The OC's best French cuisine can be eaten here, courtesy of two chefs with appropriately Franco-sounding names: Florent and Amelia Marneau. Marché's charcuterie is a highlight that changes frequently, but included on the plate are always classics like rillettes, thick-cut, dry-aged sausage, truffle, "faux" gras pate, and some sort of confited meat.
Watertable is an expansive new restaurant that looks like a hacienda, but feels like a game of Clue thanks to a library, lounge, and several dining rooms. It's got a separate bar menu with house-baked baguettes and "bar jars" (full of excellence like goat cheese spread w/ Spanish manchego), while the full menu drops awesomeness like a rosemary-/honey-brined Berkshire pork porterhouse.
This cozy, New American restaurant always has long-time favorites on the menu (pork schnitzel FTW!), but also always has seasonal goodness... which means right now, it's popping out fried green tomatoes w/ fresh burrata.
Because a "best restaurants in OC" list wouldn't be complete without at least TWO restaurants with the word "vine" in their name, may we present this globally inspired bistro?
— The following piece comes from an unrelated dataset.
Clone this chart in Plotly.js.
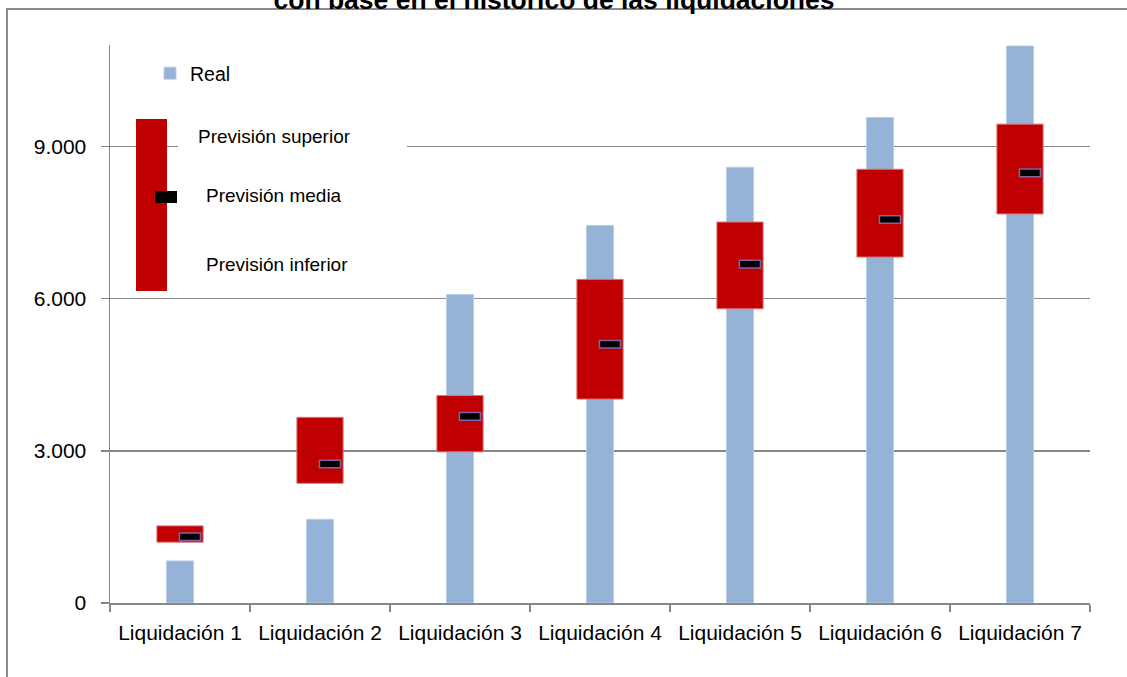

Old Vine Café is blasting out rabbit mole for brunch, a house-made meatball panino for lunch, and prix fixe dinner menus that'll nail you with char-grilled lamb chops w/ a blueberry demi-glace.
This small-batch donut shop does it right: its signature huckleberry 'nut is one of SoCal's best, and its ante can be upped with seasonal variations like passionfruit and guava add-ons.
The dude behind this low-key shabu bar is originally from Laguna's swanky Montage Resort, and it shows in the quality of the produce he throws down on each plate of beef and seafood. Oh, and everything is sided with the traditional shabu veggie trimmings, and if you're smart, the actually-really-good squid ink porridge.